(Stored dataset items)

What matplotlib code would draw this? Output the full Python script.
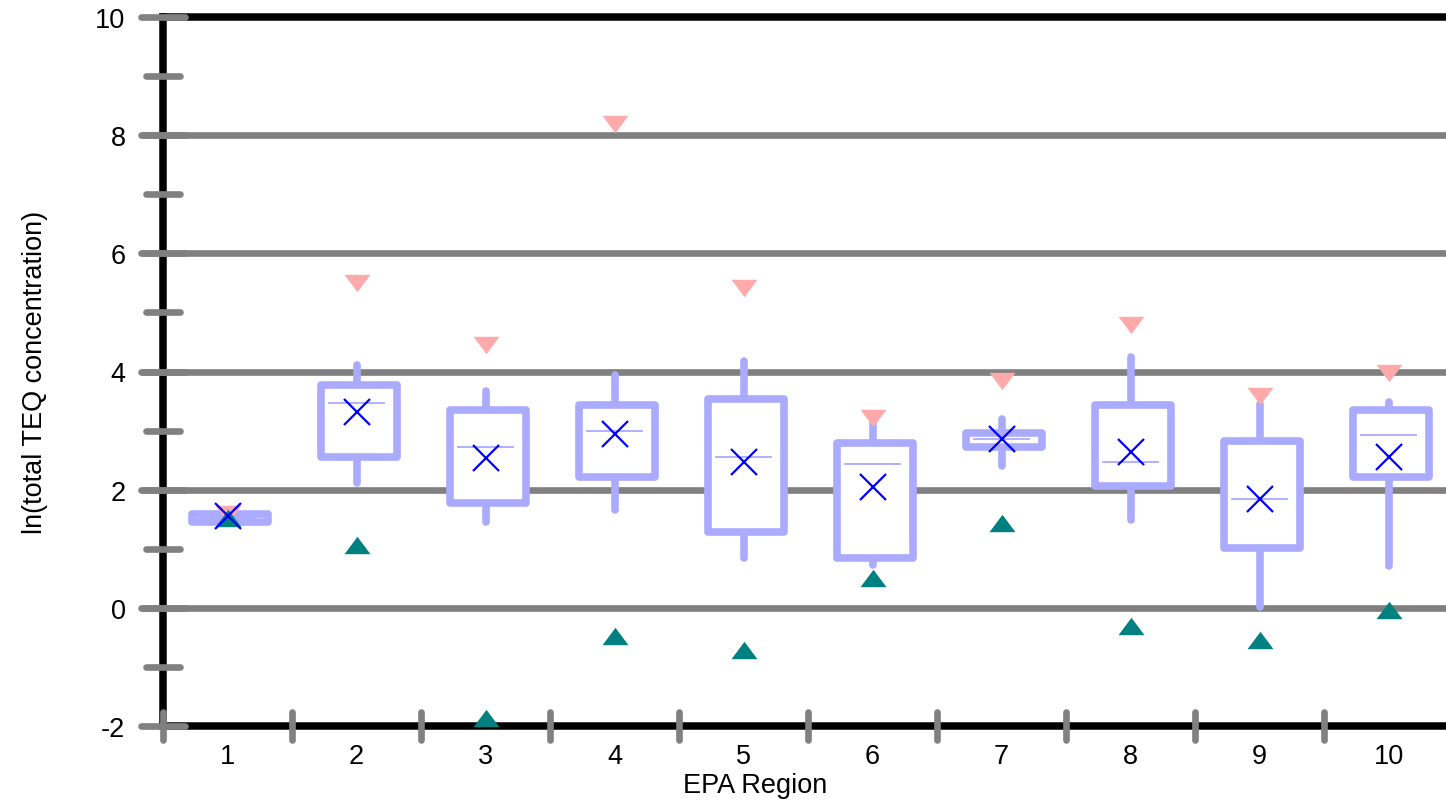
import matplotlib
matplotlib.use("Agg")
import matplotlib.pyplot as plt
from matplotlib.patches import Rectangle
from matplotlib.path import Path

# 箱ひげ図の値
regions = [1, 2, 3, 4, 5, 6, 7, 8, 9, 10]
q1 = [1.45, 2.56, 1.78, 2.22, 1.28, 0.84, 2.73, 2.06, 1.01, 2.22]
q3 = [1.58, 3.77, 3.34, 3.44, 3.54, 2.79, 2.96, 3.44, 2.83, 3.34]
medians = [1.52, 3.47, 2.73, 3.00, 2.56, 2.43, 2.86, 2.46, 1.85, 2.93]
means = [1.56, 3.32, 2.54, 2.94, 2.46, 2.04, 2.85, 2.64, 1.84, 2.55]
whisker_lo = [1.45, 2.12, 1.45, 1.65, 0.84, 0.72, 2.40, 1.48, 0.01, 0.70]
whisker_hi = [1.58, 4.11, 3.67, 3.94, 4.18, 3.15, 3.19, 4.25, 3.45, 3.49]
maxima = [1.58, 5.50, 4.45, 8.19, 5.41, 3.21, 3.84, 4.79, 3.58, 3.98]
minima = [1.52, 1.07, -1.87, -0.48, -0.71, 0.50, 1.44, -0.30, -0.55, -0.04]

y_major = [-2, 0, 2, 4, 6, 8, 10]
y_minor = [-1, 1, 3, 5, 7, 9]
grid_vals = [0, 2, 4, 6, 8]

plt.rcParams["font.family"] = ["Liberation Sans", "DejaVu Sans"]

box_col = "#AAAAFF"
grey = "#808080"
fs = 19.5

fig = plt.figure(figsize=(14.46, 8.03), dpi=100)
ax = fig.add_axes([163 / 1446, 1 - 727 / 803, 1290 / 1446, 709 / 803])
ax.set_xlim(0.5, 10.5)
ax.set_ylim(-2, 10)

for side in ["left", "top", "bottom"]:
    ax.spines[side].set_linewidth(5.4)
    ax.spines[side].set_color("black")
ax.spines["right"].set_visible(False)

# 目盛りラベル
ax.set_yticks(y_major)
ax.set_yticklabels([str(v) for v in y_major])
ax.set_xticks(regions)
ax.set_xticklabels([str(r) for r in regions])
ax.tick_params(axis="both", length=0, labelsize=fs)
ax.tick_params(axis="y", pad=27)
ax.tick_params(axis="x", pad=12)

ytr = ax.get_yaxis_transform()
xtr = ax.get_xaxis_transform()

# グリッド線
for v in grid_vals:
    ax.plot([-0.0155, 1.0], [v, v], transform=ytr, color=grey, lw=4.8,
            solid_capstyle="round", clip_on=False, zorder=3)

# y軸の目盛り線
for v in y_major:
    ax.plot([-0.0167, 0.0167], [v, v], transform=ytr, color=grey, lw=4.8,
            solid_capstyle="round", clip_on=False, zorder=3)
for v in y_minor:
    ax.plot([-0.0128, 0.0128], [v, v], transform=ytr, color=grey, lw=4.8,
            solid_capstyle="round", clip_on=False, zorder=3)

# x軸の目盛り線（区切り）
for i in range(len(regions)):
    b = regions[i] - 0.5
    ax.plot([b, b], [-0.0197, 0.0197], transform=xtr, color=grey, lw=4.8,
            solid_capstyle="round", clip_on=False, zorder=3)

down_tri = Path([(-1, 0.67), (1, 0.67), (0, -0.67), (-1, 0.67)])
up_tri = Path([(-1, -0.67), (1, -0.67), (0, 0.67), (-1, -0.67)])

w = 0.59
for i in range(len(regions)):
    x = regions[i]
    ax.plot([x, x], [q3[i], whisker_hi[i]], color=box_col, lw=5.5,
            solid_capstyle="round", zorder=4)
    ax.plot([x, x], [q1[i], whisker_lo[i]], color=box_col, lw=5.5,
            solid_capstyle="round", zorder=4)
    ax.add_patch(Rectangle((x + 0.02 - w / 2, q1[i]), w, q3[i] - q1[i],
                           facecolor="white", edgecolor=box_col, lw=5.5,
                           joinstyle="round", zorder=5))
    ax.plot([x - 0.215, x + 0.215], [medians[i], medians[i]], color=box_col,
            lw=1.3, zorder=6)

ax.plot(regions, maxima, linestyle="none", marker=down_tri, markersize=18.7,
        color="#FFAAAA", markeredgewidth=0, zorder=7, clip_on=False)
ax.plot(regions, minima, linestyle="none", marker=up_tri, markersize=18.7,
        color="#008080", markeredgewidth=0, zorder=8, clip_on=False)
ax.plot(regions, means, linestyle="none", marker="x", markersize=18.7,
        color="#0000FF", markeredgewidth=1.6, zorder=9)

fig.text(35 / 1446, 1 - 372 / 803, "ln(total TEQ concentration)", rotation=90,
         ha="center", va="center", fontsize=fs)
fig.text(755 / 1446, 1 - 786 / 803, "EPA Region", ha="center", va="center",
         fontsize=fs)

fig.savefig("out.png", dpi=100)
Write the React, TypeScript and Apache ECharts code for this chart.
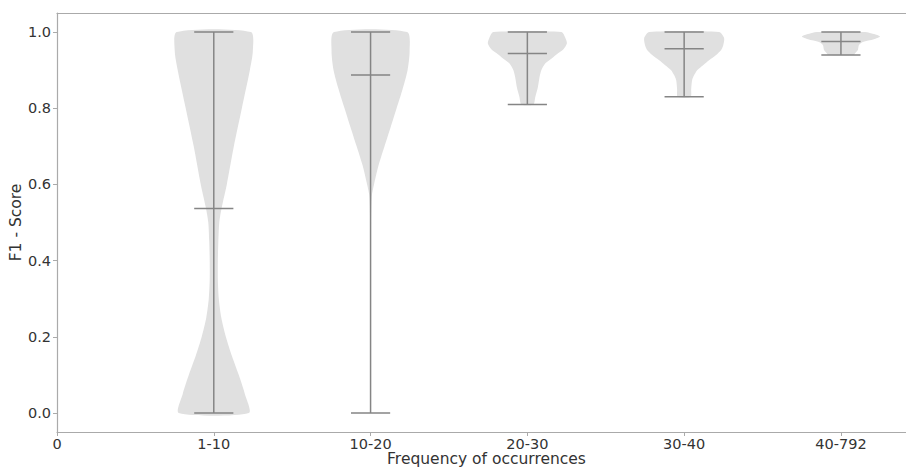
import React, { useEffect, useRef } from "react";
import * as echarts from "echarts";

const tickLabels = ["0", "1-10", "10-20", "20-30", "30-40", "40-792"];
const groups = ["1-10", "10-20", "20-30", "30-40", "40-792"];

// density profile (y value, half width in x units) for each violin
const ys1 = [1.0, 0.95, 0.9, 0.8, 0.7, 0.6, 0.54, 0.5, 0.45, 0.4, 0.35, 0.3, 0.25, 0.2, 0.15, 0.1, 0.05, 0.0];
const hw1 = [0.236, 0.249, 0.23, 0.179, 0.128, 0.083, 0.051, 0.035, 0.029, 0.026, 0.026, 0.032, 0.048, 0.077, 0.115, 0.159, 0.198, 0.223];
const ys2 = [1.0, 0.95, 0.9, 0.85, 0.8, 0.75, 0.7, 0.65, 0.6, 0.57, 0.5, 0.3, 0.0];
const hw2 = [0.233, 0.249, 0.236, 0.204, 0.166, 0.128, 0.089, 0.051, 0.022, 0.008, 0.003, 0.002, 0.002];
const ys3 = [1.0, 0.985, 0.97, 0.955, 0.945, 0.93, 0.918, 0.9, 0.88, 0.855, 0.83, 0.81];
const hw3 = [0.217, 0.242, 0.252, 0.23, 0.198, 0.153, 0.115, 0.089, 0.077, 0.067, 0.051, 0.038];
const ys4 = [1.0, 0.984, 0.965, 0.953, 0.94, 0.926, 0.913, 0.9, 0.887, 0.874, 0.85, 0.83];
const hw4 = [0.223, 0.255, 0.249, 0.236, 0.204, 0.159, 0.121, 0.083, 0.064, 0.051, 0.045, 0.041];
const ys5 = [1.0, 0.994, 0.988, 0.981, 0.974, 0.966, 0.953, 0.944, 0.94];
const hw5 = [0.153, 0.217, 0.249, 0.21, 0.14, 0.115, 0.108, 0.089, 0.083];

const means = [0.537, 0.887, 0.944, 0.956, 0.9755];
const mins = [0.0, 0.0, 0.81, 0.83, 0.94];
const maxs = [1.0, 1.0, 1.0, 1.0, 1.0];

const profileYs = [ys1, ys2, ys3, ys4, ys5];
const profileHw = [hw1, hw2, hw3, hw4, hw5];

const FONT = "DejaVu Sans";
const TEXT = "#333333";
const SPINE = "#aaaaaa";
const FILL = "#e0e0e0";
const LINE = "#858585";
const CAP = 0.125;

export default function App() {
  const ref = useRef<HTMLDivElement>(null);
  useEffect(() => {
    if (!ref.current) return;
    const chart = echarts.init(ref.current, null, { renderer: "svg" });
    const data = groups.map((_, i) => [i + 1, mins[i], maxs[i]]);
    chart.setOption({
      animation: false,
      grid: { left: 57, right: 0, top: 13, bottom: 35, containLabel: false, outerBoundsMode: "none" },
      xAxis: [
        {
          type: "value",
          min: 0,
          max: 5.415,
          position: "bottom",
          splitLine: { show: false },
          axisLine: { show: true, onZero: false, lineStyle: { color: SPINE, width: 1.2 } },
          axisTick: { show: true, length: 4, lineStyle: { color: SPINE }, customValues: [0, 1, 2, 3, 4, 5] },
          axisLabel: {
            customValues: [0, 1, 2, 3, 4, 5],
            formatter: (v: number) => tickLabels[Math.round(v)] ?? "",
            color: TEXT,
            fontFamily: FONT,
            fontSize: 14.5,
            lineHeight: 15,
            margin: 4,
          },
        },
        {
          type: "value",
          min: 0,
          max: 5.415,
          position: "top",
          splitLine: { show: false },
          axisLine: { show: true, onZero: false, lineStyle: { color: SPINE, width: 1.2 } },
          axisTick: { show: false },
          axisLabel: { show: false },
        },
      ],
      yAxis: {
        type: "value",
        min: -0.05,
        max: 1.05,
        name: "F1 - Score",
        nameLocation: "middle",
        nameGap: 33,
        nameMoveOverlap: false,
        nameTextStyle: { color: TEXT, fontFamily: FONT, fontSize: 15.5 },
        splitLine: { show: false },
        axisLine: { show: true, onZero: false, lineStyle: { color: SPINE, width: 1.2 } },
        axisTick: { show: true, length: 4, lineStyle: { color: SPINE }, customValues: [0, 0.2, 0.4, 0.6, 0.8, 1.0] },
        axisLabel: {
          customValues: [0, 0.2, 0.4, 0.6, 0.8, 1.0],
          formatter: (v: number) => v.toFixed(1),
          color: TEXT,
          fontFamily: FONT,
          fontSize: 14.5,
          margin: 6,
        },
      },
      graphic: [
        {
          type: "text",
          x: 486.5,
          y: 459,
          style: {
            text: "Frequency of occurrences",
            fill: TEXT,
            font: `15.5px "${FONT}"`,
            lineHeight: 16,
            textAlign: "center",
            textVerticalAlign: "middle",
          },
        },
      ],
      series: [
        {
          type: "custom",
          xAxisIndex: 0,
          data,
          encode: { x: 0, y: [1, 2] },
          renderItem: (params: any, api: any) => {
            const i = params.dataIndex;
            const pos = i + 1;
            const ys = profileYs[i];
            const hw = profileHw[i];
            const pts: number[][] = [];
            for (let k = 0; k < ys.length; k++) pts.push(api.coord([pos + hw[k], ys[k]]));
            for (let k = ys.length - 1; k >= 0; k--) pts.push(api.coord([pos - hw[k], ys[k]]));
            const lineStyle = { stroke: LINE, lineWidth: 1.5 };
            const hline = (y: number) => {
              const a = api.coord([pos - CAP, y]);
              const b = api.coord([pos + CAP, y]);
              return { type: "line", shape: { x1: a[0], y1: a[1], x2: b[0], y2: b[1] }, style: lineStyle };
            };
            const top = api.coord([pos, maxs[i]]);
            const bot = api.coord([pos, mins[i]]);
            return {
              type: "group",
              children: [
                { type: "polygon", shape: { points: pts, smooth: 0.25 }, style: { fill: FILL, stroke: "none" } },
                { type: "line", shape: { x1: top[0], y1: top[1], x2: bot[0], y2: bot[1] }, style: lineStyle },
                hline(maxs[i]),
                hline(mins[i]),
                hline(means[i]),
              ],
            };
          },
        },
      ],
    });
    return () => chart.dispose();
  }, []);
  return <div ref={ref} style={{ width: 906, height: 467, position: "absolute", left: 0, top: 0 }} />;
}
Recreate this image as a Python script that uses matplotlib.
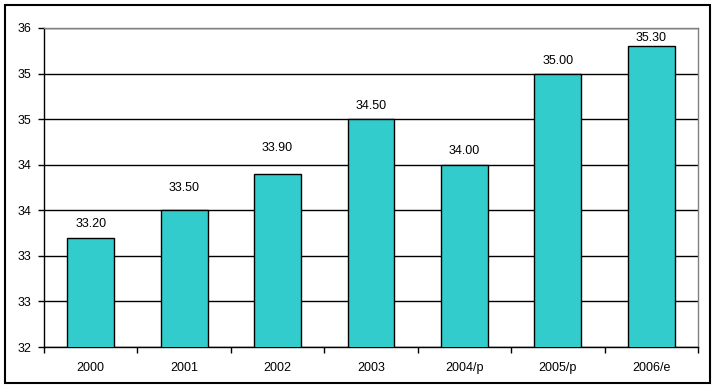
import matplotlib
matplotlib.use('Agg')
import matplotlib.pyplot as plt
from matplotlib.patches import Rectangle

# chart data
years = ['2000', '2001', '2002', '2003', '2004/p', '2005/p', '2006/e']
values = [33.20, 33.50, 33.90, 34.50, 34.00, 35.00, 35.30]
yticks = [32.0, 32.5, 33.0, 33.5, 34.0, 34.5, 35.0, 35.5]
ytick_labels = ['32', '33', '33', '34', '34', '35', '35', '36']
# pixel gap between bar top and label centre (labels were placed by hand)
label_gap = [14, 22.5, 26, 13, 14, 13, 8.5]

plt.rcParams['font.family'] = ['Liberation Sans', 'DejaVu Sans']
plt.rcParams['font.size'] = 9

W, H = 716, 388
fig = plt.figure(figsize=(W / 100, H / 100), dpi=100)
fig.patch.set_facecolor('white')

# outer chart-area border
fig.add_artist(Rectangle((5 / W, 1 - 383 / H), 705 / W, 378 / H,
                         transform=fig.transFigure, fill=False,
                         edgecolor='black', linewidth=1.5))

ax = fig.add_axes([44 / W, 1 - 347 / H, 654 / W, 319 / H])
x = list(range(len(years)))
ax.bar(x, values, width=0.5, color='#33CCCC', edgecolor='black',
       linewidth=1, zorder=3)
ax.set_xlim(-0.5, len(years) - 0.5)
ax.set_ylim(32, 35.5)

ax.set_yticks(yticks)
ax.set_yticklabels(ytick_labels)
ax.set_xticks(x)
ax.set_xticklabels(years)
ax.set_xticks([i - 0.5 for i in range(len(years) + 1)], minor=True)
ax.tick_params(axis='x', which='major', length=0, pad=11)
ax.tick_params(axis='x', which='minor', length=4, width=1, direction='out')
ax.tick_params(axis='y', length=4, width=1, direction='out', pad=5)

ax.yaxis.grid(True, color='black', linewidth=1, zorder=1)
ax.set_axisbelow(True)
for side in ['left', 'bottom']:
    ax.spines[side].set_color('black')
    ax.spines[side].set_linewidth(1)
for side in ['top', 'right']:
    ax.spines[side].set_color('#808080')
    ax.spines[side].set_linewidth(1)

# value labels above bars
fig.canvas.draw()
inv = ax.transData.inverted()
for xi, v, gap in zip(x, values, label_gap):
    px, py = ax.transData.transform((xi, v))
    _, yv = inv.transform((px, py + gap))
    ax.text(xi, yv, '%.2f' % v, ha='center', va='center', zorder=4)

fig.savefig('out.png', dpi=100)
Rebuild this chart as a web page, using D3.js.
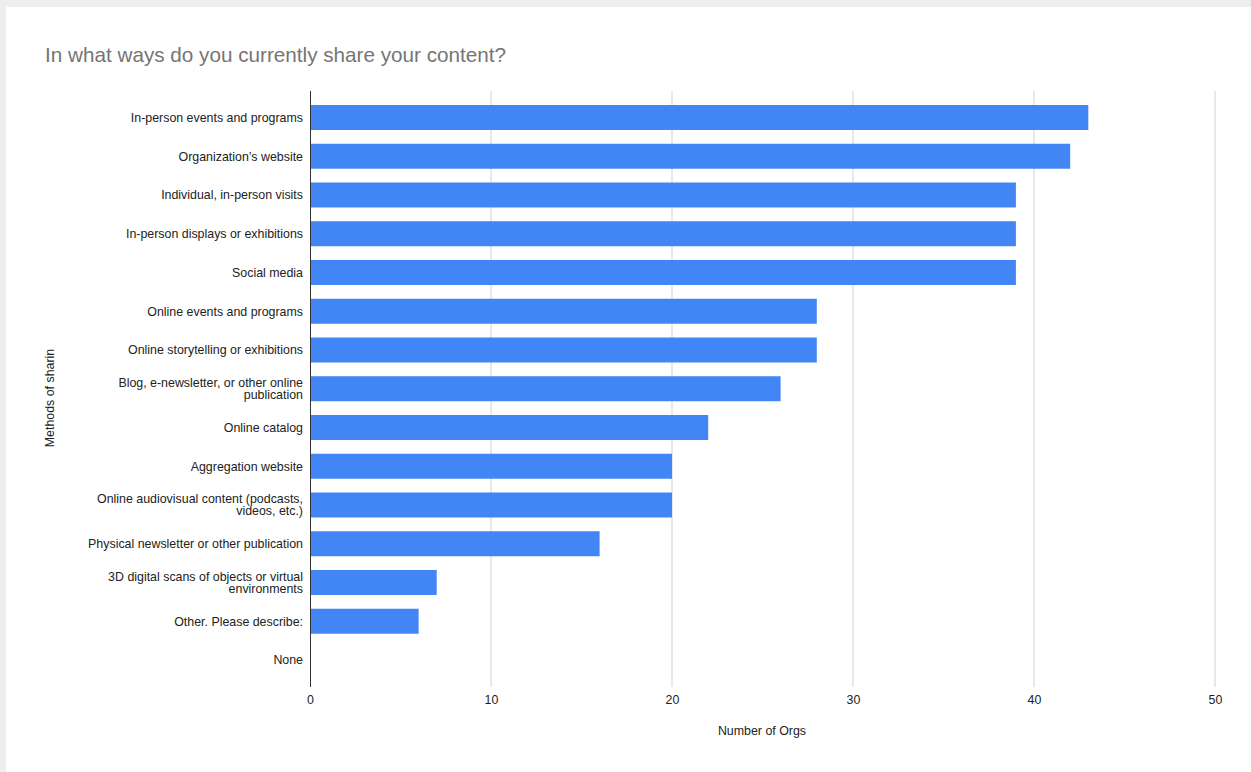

Task instructions ▸ Take the lines above starting at the one containing "Recreate this image" and ending at the one containing "label_gap = [14, 22.5, 26, 13, 14, 13, 8.5]", and print them again exactly, without pictures.

Solution to the exercise ▸
Recreate this image as a Python script that uses matplotlib.
import matplotlib
matplotlib.use('Agg')
import matplotlib.pyplot as plt
from matplotlib.patches import Rectangle

# chart data
years = ['2000', '2001', '2002', '2003', '2004/p', '2005/p', '2006/e']
values = [33.20, 33.50, 33.90, 34.50, 34.00, 35.00, 35.30]
yticks = [32.0, 32.5, 33.0, 33.5, 34.0, 34.5, 35.0, 35.5]
ytick_labels = ['32', '33', '33', '34', '34', '35', '35', '36']
# pixel gap between bar top and label centre (labels were placed by hand)
label_gap = [14, 22.5, 26, 13, 14, 13, 8.5]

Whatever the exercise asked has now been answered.